AIM: Pull out every line from the listing that has the word "chart".

DATASET ROWS:

-*-*-

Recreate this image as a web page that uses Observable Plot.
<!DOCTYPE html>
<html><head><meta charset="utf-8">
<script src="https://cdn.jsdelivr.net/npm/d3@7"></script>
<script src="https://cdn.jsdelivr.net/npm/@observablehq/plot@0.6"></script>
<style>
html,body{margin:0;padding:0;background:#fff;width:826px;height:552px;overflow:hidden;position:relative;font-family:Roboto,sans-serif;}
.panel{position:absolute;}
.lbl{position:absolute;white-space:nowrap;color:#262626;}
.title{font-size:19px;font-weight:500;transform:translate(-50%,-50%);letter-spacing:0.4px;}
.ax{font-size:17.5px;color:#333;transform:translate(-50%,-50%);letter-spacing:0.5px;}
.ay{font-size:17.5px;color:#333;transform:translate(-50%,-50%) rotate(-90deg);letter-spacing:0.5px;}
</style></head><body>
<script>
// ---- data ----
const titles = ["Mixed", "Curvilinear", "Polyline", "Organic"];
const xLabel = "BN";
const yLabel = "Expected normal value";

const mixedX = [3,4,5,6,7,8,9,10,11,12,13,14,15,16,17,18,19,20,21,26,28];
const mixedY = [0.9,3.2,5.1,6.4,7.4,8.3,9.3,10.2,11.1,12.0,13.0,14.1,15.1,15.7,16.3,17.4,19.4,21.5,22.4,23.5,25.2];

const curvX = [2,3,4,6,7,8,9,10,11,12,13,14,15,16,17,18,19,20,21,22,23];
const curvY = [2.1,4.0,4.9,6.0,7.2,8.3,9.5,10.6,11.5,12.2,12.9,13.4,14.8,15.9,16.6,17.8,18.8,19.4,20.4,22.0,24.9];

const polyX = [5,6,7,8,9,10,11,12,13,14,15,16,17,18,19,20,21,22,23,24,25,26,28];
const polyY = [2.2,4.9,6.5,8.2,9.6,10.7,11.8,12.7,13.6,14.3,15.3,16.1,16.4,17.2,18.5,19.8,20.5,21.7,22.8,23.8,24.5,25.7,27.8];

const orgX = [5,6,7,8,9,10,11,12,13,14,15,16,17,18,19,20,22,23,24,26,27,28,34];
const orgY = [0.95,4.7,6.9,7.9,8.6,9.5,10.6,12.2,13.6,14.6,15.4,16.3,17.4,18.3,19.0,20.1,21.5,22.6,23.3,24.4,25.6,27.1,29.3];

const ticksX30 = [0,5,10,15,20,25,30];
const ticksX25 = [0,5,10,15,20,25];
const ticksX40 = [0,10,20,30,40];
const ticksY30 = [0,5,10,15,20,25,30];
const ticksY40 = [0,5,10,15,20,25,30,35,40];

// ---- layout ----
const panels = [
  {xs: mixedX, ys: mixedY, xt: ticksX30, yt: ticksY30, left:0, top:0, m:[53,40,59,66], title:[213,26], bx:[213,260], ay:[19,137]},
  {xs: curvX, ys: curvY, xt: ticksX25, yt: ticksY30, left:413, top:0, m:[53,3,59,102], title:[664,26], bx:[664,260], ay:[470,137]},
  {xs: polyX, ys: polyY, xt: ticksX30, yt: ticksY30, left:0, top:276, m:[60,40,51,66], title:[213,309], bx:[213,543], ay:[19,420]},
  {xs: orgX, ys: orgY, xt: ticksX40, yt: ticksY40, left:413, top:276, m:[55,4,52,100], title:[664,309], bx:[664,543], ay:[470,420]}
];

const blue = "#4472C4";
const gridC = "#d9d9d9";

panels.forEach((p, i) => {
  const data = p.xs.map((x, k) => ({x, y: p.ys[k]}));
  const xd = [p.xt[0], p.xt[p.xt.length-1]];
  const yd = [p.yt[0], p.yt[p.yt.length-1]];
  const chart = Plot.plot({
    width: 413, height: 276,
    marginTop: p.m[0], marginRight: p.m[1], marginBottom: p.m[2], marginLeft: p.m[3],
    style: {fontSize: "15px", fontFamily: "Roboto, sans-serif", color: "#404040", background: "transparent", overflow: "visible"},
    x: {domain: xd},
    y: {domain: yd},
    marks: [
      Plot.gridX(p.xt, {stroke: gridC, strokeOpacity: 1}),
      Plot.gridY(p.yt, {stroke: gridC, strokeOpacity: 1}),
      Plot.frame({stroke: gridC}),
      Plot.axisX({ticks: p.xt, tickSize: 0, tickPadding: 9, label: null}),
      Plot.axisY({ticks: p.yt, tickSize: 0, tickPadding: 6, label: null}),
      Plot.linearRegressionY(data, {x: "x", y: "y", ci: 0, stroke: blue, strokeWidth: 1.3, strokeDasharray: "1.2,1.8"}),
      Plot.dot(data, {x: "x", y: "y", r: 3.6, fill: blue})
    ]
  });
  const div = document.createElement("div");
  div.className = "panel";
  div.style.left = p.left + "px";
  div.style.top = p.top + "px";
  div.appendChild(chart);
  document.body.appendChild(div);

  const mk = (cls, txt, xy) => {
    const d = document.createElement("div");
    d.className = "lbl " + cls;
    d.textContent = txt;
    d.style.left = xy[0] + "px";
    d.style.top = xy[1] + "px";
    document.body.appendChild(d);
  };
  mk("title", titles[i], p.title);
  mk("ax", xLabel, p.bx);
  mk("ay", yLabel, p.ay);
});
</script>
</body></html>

-*-*-

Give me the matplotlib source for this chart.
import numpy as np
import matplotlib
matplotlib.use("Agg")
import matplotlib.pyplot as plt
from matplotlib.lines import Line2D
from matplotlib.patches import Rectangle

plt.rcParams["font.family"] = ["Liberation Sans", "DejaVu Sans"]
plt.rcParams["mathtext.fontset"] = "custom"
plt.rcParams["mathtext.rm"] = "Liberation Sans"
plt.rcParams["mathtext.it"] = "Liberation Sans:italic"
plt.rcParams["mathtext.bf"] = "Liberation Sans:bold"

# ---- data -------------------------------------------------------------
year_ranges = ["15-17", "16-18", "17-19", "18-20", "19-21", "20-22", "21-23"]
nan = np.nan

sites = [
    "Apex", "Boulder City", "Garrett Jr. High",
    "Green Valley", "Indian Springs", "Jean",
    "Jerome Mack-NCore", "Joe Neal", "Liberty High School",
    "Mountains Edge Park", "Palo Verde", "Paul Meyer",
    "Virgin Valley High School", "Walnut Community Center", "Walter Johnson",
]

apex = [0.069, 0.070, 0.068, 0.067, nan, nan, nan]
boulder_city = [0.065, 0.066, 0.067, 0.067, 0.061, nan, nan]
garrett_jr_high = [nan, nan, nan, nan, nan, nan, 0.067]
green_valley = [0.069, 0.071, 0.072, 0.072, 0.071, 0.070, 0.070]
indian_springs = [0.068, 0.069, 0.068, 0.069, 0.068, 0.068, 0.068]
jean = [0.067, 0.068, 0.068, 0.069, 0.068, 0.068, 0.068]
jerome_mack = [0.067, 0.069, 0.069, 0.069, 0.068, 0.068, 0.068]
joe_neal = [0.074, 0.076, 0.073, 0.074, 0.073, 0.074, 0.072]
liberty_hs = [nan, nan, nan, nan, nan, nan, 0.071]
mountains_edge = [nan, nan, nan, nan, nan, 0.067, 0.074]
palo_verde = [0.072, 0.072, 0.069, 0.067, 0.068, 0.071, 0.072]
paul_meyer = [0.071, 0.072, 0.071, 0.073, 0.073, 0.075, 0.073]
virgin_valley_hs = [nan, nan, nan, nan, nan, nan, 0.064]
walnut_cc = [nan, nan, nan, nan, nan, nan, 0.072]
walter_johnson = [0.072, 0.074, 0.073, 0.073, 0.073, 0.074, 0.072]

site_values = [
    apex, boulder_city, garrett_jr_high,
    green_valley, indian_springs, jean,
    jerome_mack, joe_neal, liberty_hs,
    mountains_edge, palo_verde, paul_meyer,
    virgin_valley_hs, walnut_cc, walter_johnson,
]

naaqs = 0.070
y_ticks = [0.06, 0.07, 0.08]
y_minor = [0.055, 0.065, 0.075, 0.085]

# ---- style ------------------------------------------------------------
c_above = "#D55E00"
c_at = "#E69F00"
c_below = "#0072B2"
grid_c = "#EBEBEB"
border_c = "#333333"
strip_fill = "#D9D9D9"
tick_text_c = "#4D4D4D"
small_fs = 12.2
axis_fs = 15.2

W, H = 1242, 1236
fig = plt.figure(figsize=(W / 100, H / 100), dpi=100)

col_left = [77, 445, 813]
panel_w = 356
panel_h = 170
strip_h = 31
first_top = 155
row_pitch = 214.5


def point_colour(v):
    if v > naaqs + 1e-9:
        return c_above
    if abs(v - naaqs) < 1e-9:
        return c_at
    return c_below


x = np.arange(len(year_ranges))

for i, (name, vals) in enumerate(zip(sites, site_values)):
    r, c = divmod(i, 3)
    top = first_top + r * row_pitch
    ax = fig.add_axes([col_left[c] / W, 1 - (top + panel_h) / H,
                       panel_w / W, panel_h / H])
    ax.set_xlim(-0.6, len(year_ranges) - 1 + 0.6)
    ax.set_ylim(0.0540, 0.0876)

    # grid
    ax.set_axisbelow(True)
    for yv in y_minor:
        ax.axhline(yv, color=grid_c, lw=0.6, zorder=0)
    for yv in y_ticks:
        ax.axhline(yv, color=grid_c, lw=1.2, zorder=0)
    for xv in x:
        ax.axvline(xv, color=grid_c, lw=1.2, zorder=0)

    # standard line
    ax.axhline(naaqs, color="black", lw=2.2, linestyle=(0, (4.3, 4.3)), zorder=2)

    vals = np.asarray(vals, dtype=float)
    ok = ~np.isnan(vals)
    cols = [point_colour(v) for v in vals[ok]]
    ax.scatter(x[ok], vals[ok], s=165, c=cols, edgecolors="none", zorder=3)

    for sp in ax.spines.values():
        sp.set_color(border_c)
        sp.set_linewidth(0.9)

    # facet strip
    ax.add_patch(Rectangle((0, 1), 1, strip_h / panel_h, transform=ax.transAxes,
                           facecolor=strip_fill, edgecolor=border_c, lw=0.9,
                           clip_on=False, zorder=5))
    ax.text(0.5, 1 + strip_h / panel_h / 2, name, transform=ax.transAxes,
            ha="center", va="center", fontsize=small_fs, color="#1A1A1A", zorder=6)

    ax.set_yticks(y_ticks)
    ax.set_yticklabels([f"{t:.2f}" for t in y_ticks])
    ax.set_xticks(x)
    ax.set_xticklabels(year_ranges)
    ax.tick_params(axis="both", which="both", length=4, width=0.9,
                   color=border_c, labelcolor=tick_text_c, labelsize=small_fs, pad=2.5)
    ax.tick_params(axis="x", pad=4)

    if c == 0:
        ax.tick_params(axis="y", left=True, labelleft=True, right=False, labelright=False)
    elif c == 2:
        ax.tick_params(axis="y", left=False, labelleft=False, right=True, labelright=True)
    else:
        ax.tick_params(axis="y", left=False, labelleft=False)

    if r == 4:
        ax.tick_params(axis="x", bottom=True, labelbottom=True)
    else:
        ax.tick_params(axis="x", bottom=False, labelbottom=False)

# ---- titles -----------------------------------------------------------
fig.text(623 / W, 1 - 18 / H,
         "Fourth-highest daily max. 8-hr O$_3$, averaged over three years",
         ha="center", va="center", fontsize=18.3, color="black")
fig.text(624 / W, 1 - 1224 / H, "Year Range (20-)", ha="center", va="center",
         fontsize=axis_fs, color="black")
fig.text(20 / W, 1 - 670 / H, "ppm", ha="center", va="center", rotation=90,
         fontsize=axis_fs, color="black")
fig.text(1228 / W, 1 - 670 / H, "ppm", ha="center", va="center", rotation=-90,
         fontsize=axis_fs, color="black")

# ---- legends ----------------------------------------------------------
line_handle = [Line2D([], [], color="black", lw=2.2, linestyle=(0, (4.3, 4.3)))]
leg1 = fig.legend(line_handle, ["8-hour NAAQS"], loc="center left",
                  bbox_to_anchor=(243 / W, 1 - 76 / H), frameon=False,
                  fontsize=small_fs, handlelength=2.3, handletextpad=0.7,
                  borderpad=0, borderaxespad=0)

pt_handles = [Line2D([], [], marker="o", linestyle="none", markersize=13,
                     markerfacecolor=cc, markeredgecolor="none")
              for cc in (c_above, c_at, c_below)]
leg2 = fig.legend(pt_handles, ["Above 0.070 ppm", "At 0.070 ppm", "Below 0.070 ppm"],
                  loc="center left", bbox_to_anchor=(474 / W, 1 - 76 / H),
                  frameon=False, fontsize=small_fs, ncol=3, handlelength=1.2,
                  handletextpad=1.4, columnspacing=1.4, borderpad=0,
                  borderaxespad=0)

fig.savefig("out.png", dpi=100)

-*-*-

OUTPUT BELOW:
  const chart = Plot.plot({
  div.appendChild(chart);
Give me the matplotlib source for this chart.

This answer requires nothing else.